YouTube is probably the biggest one missing, but it works just as well via a browser. Netflix has a lot of stuff but it's far from the only horse in town nowadays (and again, it should work fine via Safari). And Spotify is easily replaceable, as song availability is 99% identical between pretty much all music streaming services. People who want a Vision Pro will get it regardless of whether Spotify is available, and they'll likely just switch to Apple Music if they want to listen to music with the headset.
Awesome. YouTube on Safari with an adblocker spares me all that ad bullshit on my iPad and iPhone and makes YouTube actually usable, also I never saw a big difference between safari and the shitty YouTube app in's terms of usability and you have features from the app without having to pay for.
There’s a toggle button to allow the iPad versions of their apps to run on visionOS. It would take one person less than four minutes to allow it. Is it an amazing experience on Vision Pro? No, but it would be a good one at least.
My understanding is that it’s the reverse of this. The iPad app is available by default. They’re putting in the (minimal) effort required to proactively disable availability of the iPad app.
Yeah, I’m a developer, and I’m accustomed to it. There are similar AppleStore Connect toggles to get iPhone apps onto iPad or MacOS. But the problem isn’t how easy it is to enable. It’s the future support.

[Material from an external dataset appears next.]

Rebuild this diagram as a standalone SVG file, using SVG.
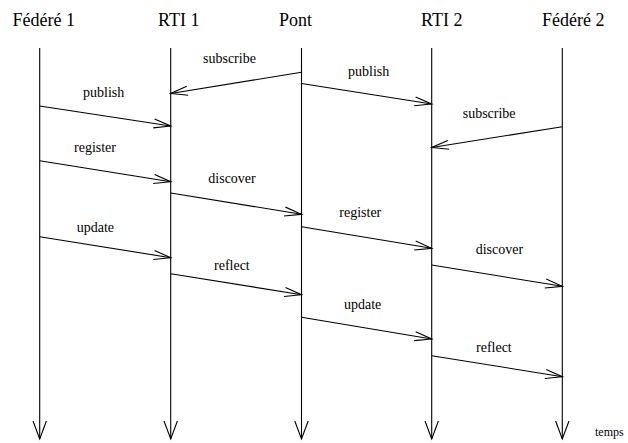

My product, design, eng and QA teams have been burned by this in the past. Someone clicks the toggle, it shows up on the store, and then we start getting tickets from an all new platform. Internal and external people start finding issues that were not a problem on the other platforms.
Moreover, Apple doesn’t allow take-backs. You can’t easily remove a platform from a universal app. If you want one binary, and you decide that a platform is costing you more than it’s making you, then you’re kind of screwed.
Veteran developers know this, and that’s probably why they held off. I would’ve done the same thing unless there was some sort of back-side business development or marketing deal that depended upon being on the platform.
It's never that easy. There's always platform specific bugs and weird edge cases, and that's just going from phone to tablet which are pretty similar, this is even more different.
Why invest into an ecosystem that will only ever have a tiny user population?
When succeeding versions release that don't cause people to choke on the price, I'm sure that services will see fit to support those platforms in the future, if the user base is large enough.
If you've worked with Apple's universal apps, you know that it's never truly free. Supporting the platform always brings new platform-specific bugs, platform-specific regression testing needs, product / design support for platform-specific experience quirks.
It's going to be some amount of work, for an audience that will likely be small at first, on a platform that is already supported by the company's web experience. IMHO "wait and see" is the prudent approach.
Apple is a content producer now too and has much deeper pockets than their competition.
Why would the competition want people to buy into another cutting edge Apple product when they may want to develop their own solution to view their programming?